(Plotting code records)
[BEGIN]
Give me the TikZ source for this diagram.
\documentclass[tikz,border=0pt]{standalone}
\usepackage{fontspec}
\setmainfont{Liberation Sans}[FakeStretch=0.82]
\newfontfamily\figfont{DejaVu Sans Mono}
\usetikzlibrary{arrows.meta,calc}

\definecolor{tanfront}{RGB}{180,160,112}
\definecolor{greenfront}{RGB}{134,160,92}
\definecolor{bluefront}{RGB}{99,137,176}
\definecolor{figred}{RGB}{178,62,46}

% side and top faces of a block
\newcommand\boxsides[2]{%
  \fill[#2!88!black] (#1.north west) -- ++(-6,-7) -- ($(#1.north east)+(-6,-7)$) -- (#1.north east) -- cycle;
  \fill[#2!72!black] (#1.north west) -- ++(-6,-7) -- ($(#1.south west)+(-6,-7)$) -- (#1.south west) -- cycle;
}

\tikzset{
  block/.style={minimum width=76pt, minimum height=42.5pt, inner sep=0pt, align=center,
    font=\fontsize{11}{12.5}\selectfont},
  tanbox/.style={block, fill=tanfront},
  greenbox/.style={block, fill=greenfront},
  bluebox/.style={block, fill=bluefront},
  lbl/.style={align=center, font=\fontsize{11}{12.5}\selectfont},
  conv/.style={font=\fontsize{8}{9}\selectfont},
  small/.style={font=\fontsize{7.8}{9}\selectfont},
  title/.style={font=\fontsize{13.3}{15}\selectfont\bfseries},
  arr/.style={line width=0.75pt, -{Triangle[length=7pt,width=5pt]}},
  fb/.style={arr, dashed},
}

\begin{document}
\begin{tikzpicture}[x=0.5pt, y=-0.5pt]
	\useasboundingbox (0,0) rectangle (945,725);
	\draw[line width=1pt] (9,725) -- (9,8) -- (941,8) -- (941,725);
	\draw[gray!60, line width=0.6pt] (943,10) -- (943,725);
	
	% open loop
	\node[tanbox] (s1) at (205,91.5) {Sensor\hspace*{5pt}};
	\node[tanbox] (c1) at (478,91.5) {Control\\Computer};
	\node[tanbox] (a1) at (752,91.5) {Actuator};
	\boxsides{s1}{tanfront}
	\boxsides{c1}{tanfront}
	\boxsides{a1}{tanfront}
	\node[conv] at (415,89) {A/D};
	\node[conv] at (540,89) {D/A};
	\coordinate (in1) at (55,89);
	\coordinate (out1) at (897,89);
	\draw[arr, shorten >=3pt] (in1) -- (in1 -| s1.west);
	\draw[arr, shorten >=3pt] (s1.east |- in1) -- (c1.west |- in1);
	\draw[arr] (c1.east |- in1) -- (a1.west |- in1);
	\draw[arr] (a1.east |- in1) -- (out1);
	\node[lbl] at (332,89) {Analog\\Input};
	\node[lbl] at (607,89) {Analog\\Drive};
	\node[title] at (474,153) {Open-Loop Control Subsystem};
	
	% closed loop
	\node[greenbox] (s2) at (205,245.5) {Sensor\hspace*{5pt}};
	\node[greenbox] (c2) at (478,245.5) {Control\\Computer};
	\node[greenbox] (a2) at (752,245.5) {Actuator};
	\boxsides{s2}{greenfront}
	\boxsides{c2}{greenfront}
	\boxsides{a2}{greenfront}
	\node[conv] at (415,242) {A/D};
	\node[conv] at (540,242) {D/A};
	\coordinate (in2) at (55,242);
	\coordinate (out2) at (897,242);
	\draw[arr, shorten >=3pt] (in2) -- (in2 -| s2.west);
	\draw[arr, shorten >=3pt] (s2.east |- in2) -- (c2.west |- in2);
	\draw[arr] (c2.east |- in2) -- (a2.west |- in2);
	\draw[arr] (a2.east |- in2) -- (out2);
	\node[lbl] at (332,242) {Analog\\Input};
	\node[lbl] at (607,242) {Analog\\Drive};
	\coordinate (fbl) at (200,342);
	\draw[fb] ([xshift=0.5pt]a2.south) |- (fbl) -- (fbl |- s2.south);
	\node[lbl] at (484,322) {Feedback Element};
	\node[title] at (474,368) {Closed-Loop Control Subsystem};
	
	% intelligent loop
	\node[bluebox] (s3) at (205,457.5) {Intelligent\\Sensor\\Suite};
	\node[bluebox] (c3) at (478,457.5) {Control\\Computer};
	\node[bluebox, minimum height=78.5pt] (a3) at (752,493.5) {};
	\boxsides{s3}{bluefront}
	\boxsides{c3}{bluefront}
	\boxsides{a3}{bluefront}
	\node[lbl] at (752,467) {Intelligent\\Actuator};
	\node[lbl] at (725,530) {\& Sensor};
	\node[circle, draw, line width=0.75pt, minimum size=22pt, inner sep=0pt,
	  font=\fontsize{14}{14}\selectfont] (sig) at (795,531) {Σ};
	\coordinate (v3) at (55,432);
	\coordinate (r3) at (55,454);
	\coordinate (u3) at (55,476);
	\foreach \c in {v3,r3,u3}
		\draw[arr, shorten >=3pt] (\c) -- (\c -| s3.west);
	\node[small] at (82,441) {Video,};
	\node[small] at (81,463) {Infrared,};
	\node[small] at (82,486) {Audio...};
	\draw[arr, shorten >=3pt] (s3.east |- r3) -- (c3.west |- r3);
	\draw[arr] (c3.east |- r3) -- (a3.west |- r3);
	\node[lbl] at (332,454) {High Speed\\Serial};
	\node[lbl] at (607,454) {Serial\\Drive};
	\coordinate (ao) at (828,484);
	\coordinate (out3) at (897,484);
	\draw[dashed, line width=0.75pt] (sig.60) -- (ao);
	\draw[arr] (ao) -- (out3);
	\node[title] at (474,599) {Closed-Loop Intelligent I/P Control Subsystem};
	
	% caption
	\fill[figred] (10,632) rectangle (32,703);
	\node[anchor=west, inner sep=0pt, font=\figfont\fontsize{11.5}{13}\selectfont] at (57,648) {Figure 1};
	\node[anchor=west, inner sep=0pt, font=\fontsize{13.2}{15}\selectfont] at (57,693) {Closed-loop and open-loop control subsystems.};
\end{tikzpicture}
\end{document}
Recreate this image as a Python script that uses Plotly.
[END]
*BRIEF*.
Which lines above contain "this"? Show each of them.

*THE REPLY*.
Give me the TikZ source for this diagram.
Recreate this image as a Python script that uses Plotly.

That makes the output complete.